(26)卒業

悩んだ末の選択 安堵
業績悪化でキーエンスに託す

キーエンスとの業務提携の話が持ち上がったのは、2007年末から翌年にかけてのことだった。前回紹介したxfy(エックスファイ)の技術を、彼らが持つ製造業のクライアント向けに売れないかという話が発端だった。

 

この時点でジャストシステムの業績悪化はますます厳しいものとなっていた。業務面での協業の検討が進展するにつれて、私の方から出資を持ちかけた。当初は小規模な出資を受けられないかという話だった。

ジャストシステムの主力は日本語ワープロの一太郎だ。海外の投資ファンドから出資の打診を受けてはいたが、やはり日本人が使う日本語のソフトとしての役割を全うするためには、提携相手は日本企業であるべきだというのが私と初子の考えだった。

たくさんのメーカーをクライアントに抱え、財務面でも優良企業と言われるキーエンスなら申し分ない。そう考えていたのだが、ここから事態は思わぬ方向に展開していった。

08年秋に起きたリーマン・ショックが日本のみならず世界の金融市場を揺るがすと、赤字が続く我々にもその影が忍び寄ってきた。監査法人から事業の継続性に疑義ありとの指摘を受けるようになったのだ。

出資交渉の中でキーエンスはジャストシステムの財務状況を知り、当初の小規模出資の話はより多くの株式比率と役員派遣を伴う条件へと変わっていった。受け入れれば筆頭株主の地位を手放すことになる。

言葉を換えれば、初子と二人でここまで育ててきたジャストシステムを実質的に手放すかどうか。私たちはその決断を迫られたのだ。

正直言って散々、悩んだ。悩まないわけがない。だが、私たちの選択肢は限られていた。

我々はキーエンスを引受先とする45億円の第三者割当増資を決めた。キーエンスからの出資比率は43.96%となる。私は会長に、専務の初子は代表権のない副会長に退くこととなった。

後任社長には創業期に徳島大学歯学部の学生時代にアルバイトとしてジャストシステムに加わり、一太郎の開発を切り盛りした福良伴昭君が就くことになった。私と初子からキーエンスに出した条件のひとつだった。

無念だったがここまで育ててきたソフトウエアを、海外企業ではなく日本企業に渡せたことに安堵の気持ちが大きかった。

29歳のサラリーマンだったあの日。初子を送った後の車中でハンドルを握りながら眺めた姫路の国道2号の光景。「日本を支えているのはここにあるような中小企業だ」と強く思った。吉野川の大河に自分の人生を見立て、「同じアホなら踊らにゃソンソン」と自らを奮い立たせて起業に踏み切った。

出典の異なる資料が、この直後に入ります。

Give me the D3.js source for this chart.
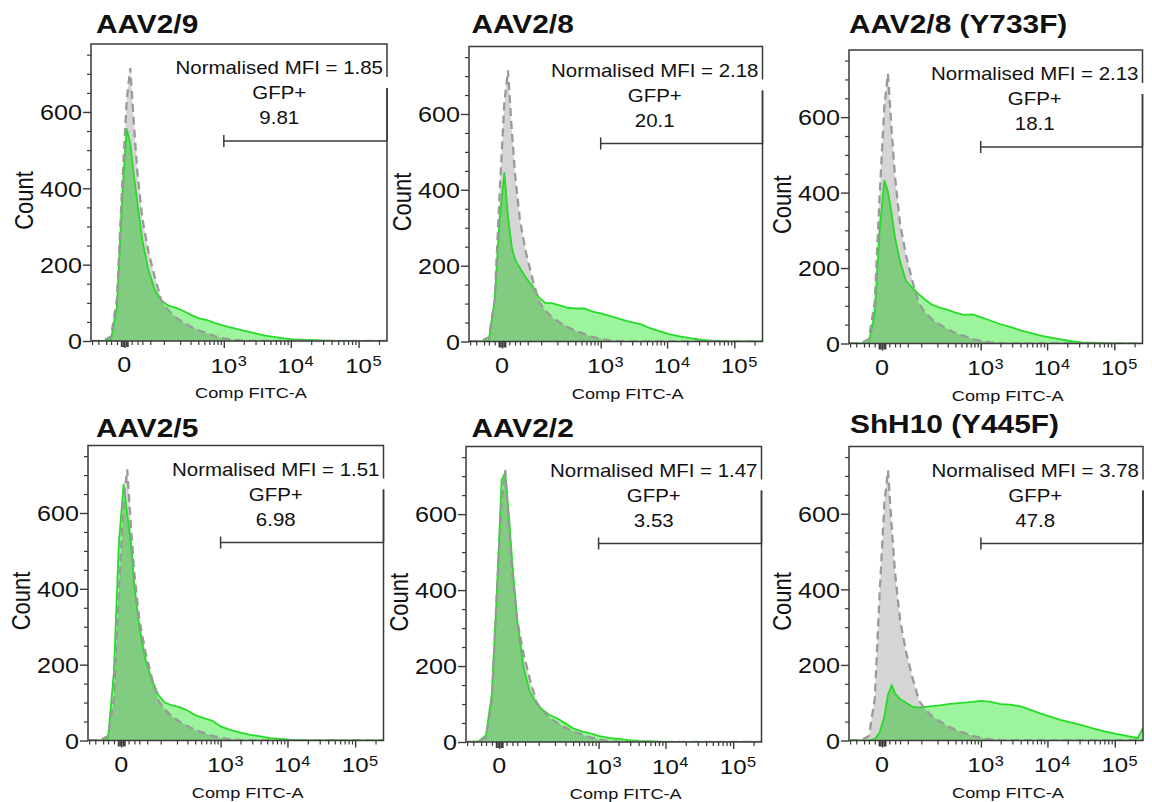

契約が取れず、いたずらに時間だけが過ぎていった創業期の日々。初受注の日に初子との結婚に反対したおばあちゃんと号泣したことは、忘れられない。そして私と初子は一太郎という画期的なかな漢字変換機能を備えたワープロソフトで、コンピューター業界に名乗りをあげた。私たちを支えてくれたのは、徳島のちっぽけな会社に集まった若い社員たちだった。

そんな歩みもここまでだ。私と初子はジャストシステムを卒業した。この時、私は60歳。だが、ここで二人の挑戦が終わることはなかった。